Conformal Prediction

Demonstration

The coverage-score plane

Two independent moves: conformalizing slides you sideways to honest coverage; only a better conditional model lifts you toward the oracle.

This is the synthesis. Put a forecaster on two axes: how far its coverage is from target (horizontal, zero is calibrated) and how good its predictive density is, measured by log-score against an oracle that knows the true conditional spread \(\sigma(x)\) (vertical, zero is the oracle). The data are heteroscedastic: \(y\sim N(0,\sigma(x))\) with \(\sigma(x)\) varying, so a model that ignores \(x\) and uses one constant spread is honest on average but blunt where the noise is small or large.

Now move the knobs. Conformalizing the set resizes the interval to hit \(1-\alpha\) coverage; it is a purely horizontal move to the calibrated line, and it leaves the reported density, hence the log-score, exactly where it was. Sliding conditioning from a constant spread toward the oracle’s \(\sigma(x)\) is the vertical move, the only thing that climbs. The red bar is what conformal cannot touch: the residual-information gap \(I(R;X)\).

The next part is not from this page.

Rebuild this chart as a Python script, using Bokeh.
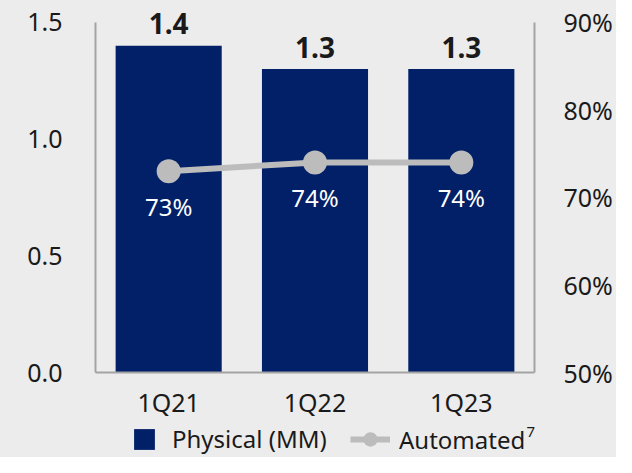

Drag predictive spread and the point moves left or right (its coverage drifts off target); tick conformalize and it snaps back to the calibrated line at the same height. The only way up is conditioning. Conformal prediction is a horizontal operation in this plane; it never closes the vertical gap.

A numerical check

The vertical gap claims to be exactly \(I(R;X)\). Here both sides are computed independently, on a grid, in your browser (the live version of check_gap.py): the single-shape (signed-CPS) regret from log-scores, and \(I(R;X)\) from entropies. They coincide. The absolute-interval forecaster pays an extra \(\mathrm{KL}(\bar r\,\|\,h_{\mathrm{sym}})\) whenever the residual law is skewed.

The conformal ranks \(U=G(R)\) are that same number seen as a picture. Marginally (grey) they are uniform — the conformal achievement. Conditionally they are not: easy inputs (green) concentrate \(U\) near \(\tfrac12\), hard inputs (red) push it into the tails. The average of that conditional non-uniformity is exactly \(I(R;X)\); when the green and red curves part from flat, the gap above is positive.

Raise heteroscedasticity to make the residual spread depend more on \(x\) (that is \(I(R;X)\)); raise skew to make the residual law asymmetric (that is the \(\mathrm{KL}\) term). The two identities hold to four decimals throughout.

Coverage and sharpness are different coordinates. Conformal prediction certifies the first and moves you along it; the second is the model’s job. The leftover height after conformalizing is the information about the residual that lives in \(x\) and that a single constant shape cannot capture, which is the paper’s residual-information gap. Coverage ⊥ log-score is the one-dimensional slice of this picture.